Moved to Cavendish on the northern side of the island to a far less impressive campsite but it did offer electric, water and such, which is nice to have every few days.  We found the primary attractions on this part of the island are Anne of Green Gables and her creator, Lucy Maud Montgomery.  There are several attractions devoted to either the character or the author, not our cup of tea, but popular with the many families visiting the area.  Walking along the boardwalk in a nearby town, we found a 3-hour fishing charter on My Two Girls.  A picture-perfect day with calm seas and blue sky, it turned out to be a wonderful way to spend the afternoon.  Between the two of us, we caught 15 mackerel and 2 cod, plus the big one that got away as I was pulling it into the boat, so plenty to share with the less fortunate fishermen on the boat.

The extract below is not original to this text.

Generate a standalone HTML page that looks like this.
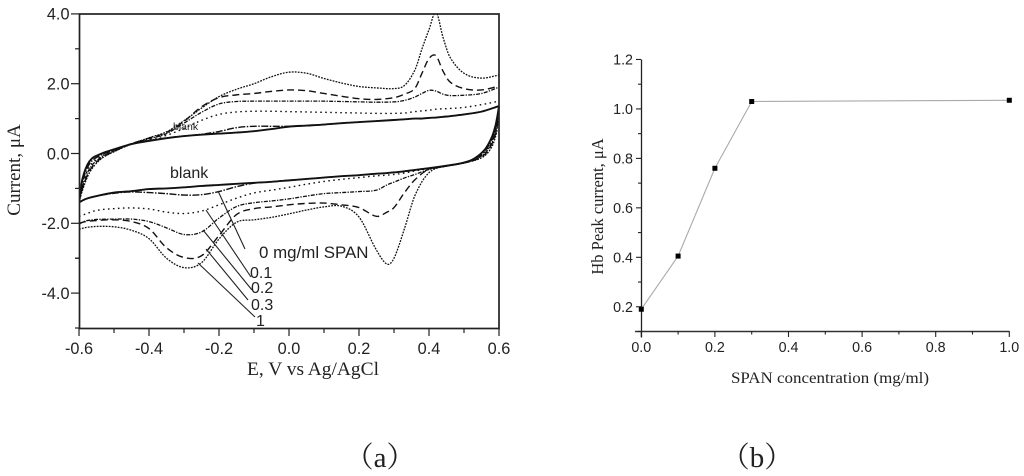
<!DOCTYPE html>
<html>
<head>
<meta charset="utf-8">
<style>
html,body{margin:0;padding:0;background:#fff;}
svg{display:block;filter:blur(0.35px);}
.sans{font-family:"Liberation Sans",sans-serif;fill:#222;}
.serif{font-family:"Liberation Serif","Noto Serif CJK SC",serif;fill:#222;}
</style>
</head>
<body>
<svg id="fig" xmlns="http://www.w3.org/2000/svg" width="1024" height="476" viewBox="0 0 1024 476">
  <defs><clipPath id="plotClip"><rect x="79" y="13" width="421" height="316"/></clipPath></defs>
  <g id="cvPlot">
    <g id="cvSeries" clip-path="url(#plotClip)"></g>
    <rect x="79.5" y="14" width="419.5" height="314.5" fill="none" stroke="#222" stroke-width="1.7"/>
    <g id="cvAxes"></g>
    <text class="serif" transform="translate(20,170) rotate(-90)" text-anchor="middle" font-size="19">Current, μA</text>
    <text class="serif" x="313" y="375" text-anchor="middle" font-size="19" textLength="132" lengthAdjust="spacingAndGlyphs">E, V vs Ag/AgCl</text>
    <text class="sans" x="170" y="178" font-size="16">blank</text>
    <text class="sans" x="173" y="130" font-size="10.5" fill="#444">blank</text>
    <text class="sans" x="259" y="258" font-size="16.9">0 mg/ml SPAN</text>
    <text class="sans" x="250" y="278" font-size="16">0.1</text>
    <text class="sans" x="251" y="293" font-size="16">0.2</text>
    <text class="sans" x="251" y="310" font-size="16">0.3</text>
    <text class="sans" x="256" y="326" font-size="16">1</text>
    <g stroke="#222" stroke-width="1.1">
      <line x1="218" y1="191" x2="245" y2="249"/>
      <line x1="206" y1="210" x2="251" y2="277"/>
      <line x1="203" y1="230" x2="252" y2="290"/>
      <line x1="206" y1="249" x2="248" y2="300"/>
      <line x1="198" y1="263" x2="255" y2="317"/>
    </g>
  </g>
  <g id="peakPlot">
    <g id="peakAxes"></g>
    <g id="peakSeries"></g>
    <text class="serif" transform="translate(603,206.5) rotate(-90)" text-anchor="middle" font-size="16.5">Hb Peak current, μA</text>
    <text class="serif" x="830" y="383" text-anchor="middle" font-size="15.5" textLength="198" lengthAdjust="spacingAndGlyphs">SPAN concentration (mg/ml)</text>
  </g>
  <text class="serif" x="380" y="467" text-anchor="middle" font-size="29">（a）</text>
  <text class="serif" x="757" y="467" text-anchor="middle" font-size="29">（b）</text>
</svg>
<script>
// Panel (a): cyclic voltammograms
const forwardE = [-0.6,-0.59,-0.57,-0.54,-0.5,-0.45,-0.4,-0.35,-0.3,-0.25,-0.2,-0.15,-0.1,-0.05,0,0.05,0.1,0.15,0.2,0.25,0.3,0.33,0.36,0.38,0.4,0.42,0.44,0.46,0.5,0.55,0.6];
const reverseE = [-0.6,-0.58,-0.55,-0.5,-0.45,-0.4,-0.35,-0.3,-0.25,-0.2,-0.15,-0.1,-0.05,0,0.05,0.1,0.15,0.2,0.25,0.28,0.3,0.33,0.36,0.4,0.45,0.5,0.53,0.56,0.58,0.59,0.595,0.6];

const blankForward = [-1.4,-0.72,-0.22,-0.02,0.12,0.27,0.36,0.44,0.5,0.54,0.57,0.6,0.64,0.7,0.77,0.8,0.83,0.87,0.9,0.93,0.96,0.98,1.0,1.0,1.02,1.03,1.05,1.07,1.12,1.2,1.36];
const blankReverse = [-1.4,-1.3,-1.22,-1.12,-1.08,-1.02,-1.0,-0.97,-0.93,-0.9,-0.87,-0.84,-0.81,-0.77,-0.73,-0.69,-0.65,-0.62,-0.58,-0.56,-0.54,-0.51,-0.47,-0.42,-0.35,-0.26,-0.14,0.12,0.48,0.8,1.05,1.36];

const span0Forward = [-1.4,-0.8,-0.3,-0.06,0.1,0.27,0.37,0.45,0.5,0.55,0.63,0.74,0.78,0.78,0.78,0.8,0.83,0.87,0.9,0.93,0.96,0.98,1.0,1.01,1.02,1.03,1.05,1.07,1.12,1.2,1.36];
const span0Reverse = [-1.4,-1.3,-1.22,-1.14,-1.1,-1.12,-1.15,-1.19,-1.18,-1.09,-0.95,-0.85,-0.81,-0.77,-0.73,-0.69,-0.65,-0.62,-0.58,-0.56,-0.54,-0.51,-0.47,-0.42,-0.36,-0.27,-0.16,0.07,0.42,0.74,1.0,1.36];

const span01Forward = [-1.4,-0.88,-0.38,-0.1,0.08,0.27,0.4,0.52,0.72,0.95,1.12,1.19,1.21,1.21,1.2,1.19,1.18,1.17,1.16,1.15,1.15,1.16,1.2,1.22,1.24,1.27,1.28,1.29,1.32,1.4,1.5];
const span01Reverse = [-1.8,-1.73,-1.63,-1.58,-1.56,-1.59,-1.68,-1.72,-1.65,-1.47,-1.28,-1.13,-1.05,-0.97,-0.88,-0.8,-0.74,-0.69,-0.64,-0.62,-0.6,-0.56,-0.5,-0.43,-0.36,-0.27,-0.17,0.04,0.38,0.68,0.94,1.36];

const span02Forward = [-1.4,-0.95,-0.44,-0.13,0.07,0.28,0.42,0.57,0.87,1.18,1.42,1.49,1.5,1.5,1.5,1.5,1.5,1.49,1.48,1.47,1.48,1.52,1.62,1.72,1.81,1.79,1.7,1.66,1.67,1.72,1.9];
const span02Reverse = [-2.02,-1.93,-1.89,-1.88,-1.88,-1.95,-2.13,-2.32,-2.25,-1.85,-1.52,-1.41,-1.36,-1.3,-1.22,-1.15,-1.12,-1.09,-1.05,-0.9,-0.82,-0.7,-0.6,-0.46,-0.36,-0.27,-0.18,0.01,0.32,0.62,0.88,1.33];

const span03Forward = [-1.4,-1.0,-0.5,-0.16,0.06,0.28,0.44,0.6,0.92,1.34,1.6,1.68,1.72,1.78,1.82,1.8,1.72,1.64,1.57,1.55,1.6,1.7,1.87,2.3,2.72,2.8,2.36,2.05,1.86,1.82,1.93];
const span03Reverse = [-2.0,-1.95,-1.92,-1.9,-1.95,-2.15,-2.7,-2.98,-2.93,-2.35,-1.75,-1.58,-1.53,-1.47,-1.43,-1.42,-1.47,-1.55,-1.8,-1.68,-1.55,-1.12,-0.75,-0.45,-0.36,-0.27,-0.19,-0.02,0.28,0.56,0.8,1.3];

const span1Forward = [-1.4,-1.05,-0.55,-0.18,0.05,0.27,0.45,0.62,0.94,1.3,1.63,1.84,2.0,2.2,2.33,2.3,2.15,2.02,1.92,1.88,1.86,1.95,2.4,3.0,3.55,4.05,3.33,2.76,2.3,2.16,2.25];
const span1Reverse = [-2.17,-2.12,-2.09,-2.1,-2.2,-2.44,-3.0,-3.27,-3.13,-2.45,-1.97,-1.9,-1.83,-1.73,-1.62,-1.53,-1.51,-1.82,-2.77,-3.17,-3.0,-2.15,-1.2,-0.55,-0.36,-0.27,-0.2,-0.06,0.2,0.48,0.72,1.26];

const cvYTicks = ["4.0","2.0","0.0","-2.0","-4.0"];
const cvXTicks = ["-0.6","-0.4","-0.2","0.0","0.2","0.4","0.6"];

// Panel (b): peak current vs concentration
const concentrations = [0,0.1,0.2,0.3,1];
const peakCurrents = [0.19,0.405,0.76,1.03,1.035];
const peakYTicks = ["0.2","0.4","0.6","0.8","1.0","1.2"];
const peakXTicks = ["0.0","0.2","0.4","0.6","0.8","1.0"];

const NS = "http://www.w3.org/2000/svg";
const cvX = e => 289 + e * 350;
const cvY = i => 153.5 - i * 34.9;
const peakX = c => 641.3 + c * 368;
const peakY = v => 331.5 - (v - 0.1) * 247.3;

function make(tag, parent, attrs, text) {
  const el = document.createElementNS(NS, tag);
  for (const k in attrs) el.setAttribute(k, attrs[k]);
  if (text !== undefined) el.textContent = text;
  parent.appendChild(el);
  return el;
}

function smooth(pts) {
  let d = "M" + pts[0][0].toFixed(2) + " " + pts[0][1].toFixed(2);
  for (let i = 0; i < pts.length - 1; i++) {
    const p0 = pts[Math.max(0, i - 1)], p1 = pts[i], p2 = pts[i + 1], p3 = pts[Math.min(pts.length - 1, i + 2)];
    const h = p2[0] - p1[0];
    const s1 = (p2[1] - p0[1]) / Math.max(p2[0] - p0[0], 0.01);
    const s2 = (p3[1] - p1[1]) / Math.max(p3[0] - p1[0], 0.01);
    const lim = 3 * Math.abs((p2[1] - p1[1]) / Math.max(h, 0.01)) + 0.5;
    const m1 = Math.max(-lim, Math.min(lim, s1)), m2 = Math.max(-lim, Math.min(lim, s2));
    d += " C" + (p1[0] + h / 3).toFixed(2) + " " + (p1[1] + m1 * h / 3).toFixed(2) + " " +
         (p2[0] - h / 3).toFixed(2) + " " + (p2[1] - m2 * h / 3).toFixed(2) + " " +
         p2[0].toFixed(2) + " " + p2[1].toFixed(2);
  }
  return d;
}

const cvStyles = [
  { fwd: span1Forward,  rev: span1Reverse,  dash: "1.8 1.2", w: 1.3 },
  { fwd: span03Forward, rev: span03Reverse, dash: "7 4",     w: 1.4 },
  { fwd: span02Forward, rev: span02Reverse, dash: "4 1.3 1.3 1.3", w: 1.3 },
  { fwd: span01Forward, rev: span01Reverse, dash: "1.6 3.4", w: 1.4 },
  { fwd: span0Forward,  rev: span0Reverse,  dash: "7 1.5 1.5 1.5", w: 1.4 },
  { fwd: blankForward,  rev: blankReverse,  dash: "none",    w: 1.9 }
];
const cvGroup = document.getElementById("cvSeries");
cvStyles.forEach(s => {
  const fwd = forwardE.map((e, i) => [cvX(e), cvY(s.fwd[i])]);
  const rev = reverseE.map((e, i) => [cvX(e), cvY(s.rev[i])]);
  const path = make("path", cvGroup, { d: smooth(fwd) + " " + smooth(rev), fill: "none", stroke: "#111", "stroke-width": s.w, "stroke-dasharray": s.dash });
  
  
});

const cvAxes = document.getElementById("cvAxes");
cvYTicks.forEach(t => {
  const v = parseFloat(t);
  const tick = make("line", cvAxes, { x1: 71, x2: 79, y1: cvY(v), y2: cvY(v), stroke: "#222", "stroke-width": 1.2 });
  
  
  const label = make("text", cvAxes, { x: 69.5, y: cvY(v) + 5.8, "text-anchor": "end", "font-size": 16.3, class: "sans" }, t);
  
  
  if (v > -4.5 && v < 4) {
    const minor = make("line", cvAxes, { x1: 75, x2: 79, y1: cvY(v + 1), y2: cvY(v + 1), stroke: "#222", "stroke-width": 1.2 });
    
    
  }
});
const minorBottom = make("line", cvAxes, { x1: 75, x2: 79, y1: cvY(-5), y2: cvY(-5), stroke: "#222", "stroke-width": 1.2 });


const minorLow = make("line", cvAxes, { x1: 75, x2: 79, y1: cvY(-3), y2: cvY(-3), stroke: "#222", "stroke-width": 1.2 });



cvXTicks.forEach((t, i) => {
  const v = parseFloat(t);
  const tick = make("line", cvAxes, { x1: cvX(v), x2: cvX(v), y1: 328, y2: 336, stroke: "#222", "stroke-width": 1.2 });
  
  
  const label = make("text", cvAxes, { x: cvX(v), y: 354, "text-anchor": "middle", "font-size": 16.3, class: "sans" }, t);
  
  
  if (i < cvXTicks.length - 1) {
    const minor = make("line", cvAxes, { x1: cvX(v + 0.1), x2: cvX(v + 0.1), y1: 328, y2: 333, stroke: "#222", "stroke-width": 1.2 });
    
    
  }
});

const peakAxes = document.getElementById("peakAxes");
const yAxisLine = make("line", peakAxes, { x1: 641.5, x2: 641.5, y1: peakY(1.2), y2: peakY(0.1) + 6, stroke: "#222", "stroke-width": 1.3 });


const xAxisLine = make("line", peakAxes, { x1: 635, x2: peakX(1), y1: 331.5, y2: 331.5, stroke: "#333", "stroke-width": 1.6 });



peakYTicks.forEach(t => {
  const v = parseFloat(t);
  const tick = make("line", peakAxes, { x1: 636, x2: 641, y1: peakY(v), y2: peakY(v), stroke: "#222", "stroke-width": 1.1 });
  
  
  const label = make("text", peakAxes, { x: 633, y: peakY(v) + 5, "text-anchor": "end", "font-size": 14.3, class: "sans" }, t);
  
  
  const minor = make("line", peakAxes, { x1: 638, x2: 641, y1: peakY(v - 0.1), y2: peakY(v - 0.1), stroke: "#222", "stroke-width": 1.1 });
  
  
});
peakXTicks.forEach((t, i) => {
  const v = parseFloat(t);
  const tick = make("line", peakAxes, { x1: peakX(v), x2: peakX(v), y1: 331, y2: 337, stroke: "#222", "stroke-width": 1.1 });
  
  
  const label = make("text", peakAxes, { x: peakX(v), y: 352, "text-anchor": "middle", "font-size": 14.3, class: "sans" }, t);
  
  
  if (i < peakXTicks.length - 1) {
    const minor = make("line", peakAxes, { x1: peakX(v + 0.1), x2: peakX(v + 0.1), y1: 331, y2: 334.5, stroke: "#222", "stroke-width": 1.1 });
    
    
  }
});

const peakSeries = document.getElementById("peakSeries");
const peakLine = make("polyline", peakSeries, { points: concentrations.map((c, i) => peakX(c) + "," + peakY(peakCurrents[i])).join(" "), fill: "none", stroke: "#aaa", "stroke-width": 1.1 });


concentrations.forEach((c, i) => {
  const pt = make("rect", peakSeries, { x: peakX(c) - 2.5, y: peakY(peakCurrents[i]) - 2.5, width: 5, height: 5, fill: "#000" });
  
  
});
</script>
</body>
</html>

Exploring the following day, we had a fabulous drive through idyllic storybook-like settings, gorgeous overviews in the hilly areas with a diversity of crops.  Agriculture is one of the largest parts of the economy in PEI, farms are located throughout the island.  Many offer fresh picked organic vegetables, homemade jams and sauces, which you can purchase on an honor system  The foods are displayed with prices and a box is next to the products so you can deposit what you owe.  PEI potatoes are outstanding, a unique flavor and a fluffy texture, they almost win out over the shellfish.  We took advantage of aquaculture or co-op buying for shellfish whenever possible.  Prices were cheap, and the quality was superb.  Had not realized that all PEI oysters and mussels, shipped around the world, are cultivated.  We are moving to the southeastern coast and will be heading into Nova Scotia soon.

Prince Edward At Last

August 4, 2010, Our move into Canada was uneventful.  We headed for St. Martins, New Brunswick, the start of the Bay of Fundy area, with the largest tides in the world.  Heavy fog obscured the view for most of the time we were there but we were able to walk the beach and into the caves which are covered during high tide when the water rises 35-40 feet.  Headed the following day to Hopewell Rocks.

Our GPS was functioning somewhat erratically and the three hours trip to Hopewell ended up becoming a five-hour trip.  The GPS led us astray on numerous shortcuts with roads in serious states of disrepair.  Once, the route was blockaded after traveling 30 miles.  It was not easy turning a 26-foot RV towing a car on the narrow road, but we just chalked it up to another adventure.  On our approach to Hopewell, we had an unusual overview.  There were salt marshes followed by long stretches of reddish-brown sand and then muddy brown water as far as we could see.  From a distance, it looked like a desert with a mirage.  Upon arrival, we walked the cliffs and beach exploring the uniquely shaped rock formations which have been carved by the 45-foot tides.

Linkletter Provincial Park
From New Brunswick, we crossed over the 8-mile Confederation Bridge into Prince Edward Island (PEI).  Finding a campsite 25-feet from the Gulf of St. Lawrence in the Linkletter Provencial Park, we enjoyed a lobster dinner overlooking the water and a gentle sunset.  The 30 mph winds the following day made it perfect for visiting the wind farm in North Cape.  Operated by the Wind Energy Institute of Canada (WEICAN), the trail at the farm is bordered on one side by steep red dirt cliffs overlooking the ocean and on the other by cypress trees, stunted in growth by the severe cold and strong winds typical in this area.  There was an eerie feeling as we walked below the towers (over 250 ft. tall ) with the whish-whish-whish of the large blades.   The windmills seemed alive---large robotic monsters plodding through the cypress forest.  While at the wind farm, we saw a man harvesting seaweed, which is called Irish mossing.  This process can be done mechanically but is frequently done by a mosser with his workhorse.  The seaweed becomes the key ingredient in Irish moss stew or seaweed pie, but more commonly these days the carrageenan, which is extracted from the seaweed, is used in items ranging from ice cream to face cream.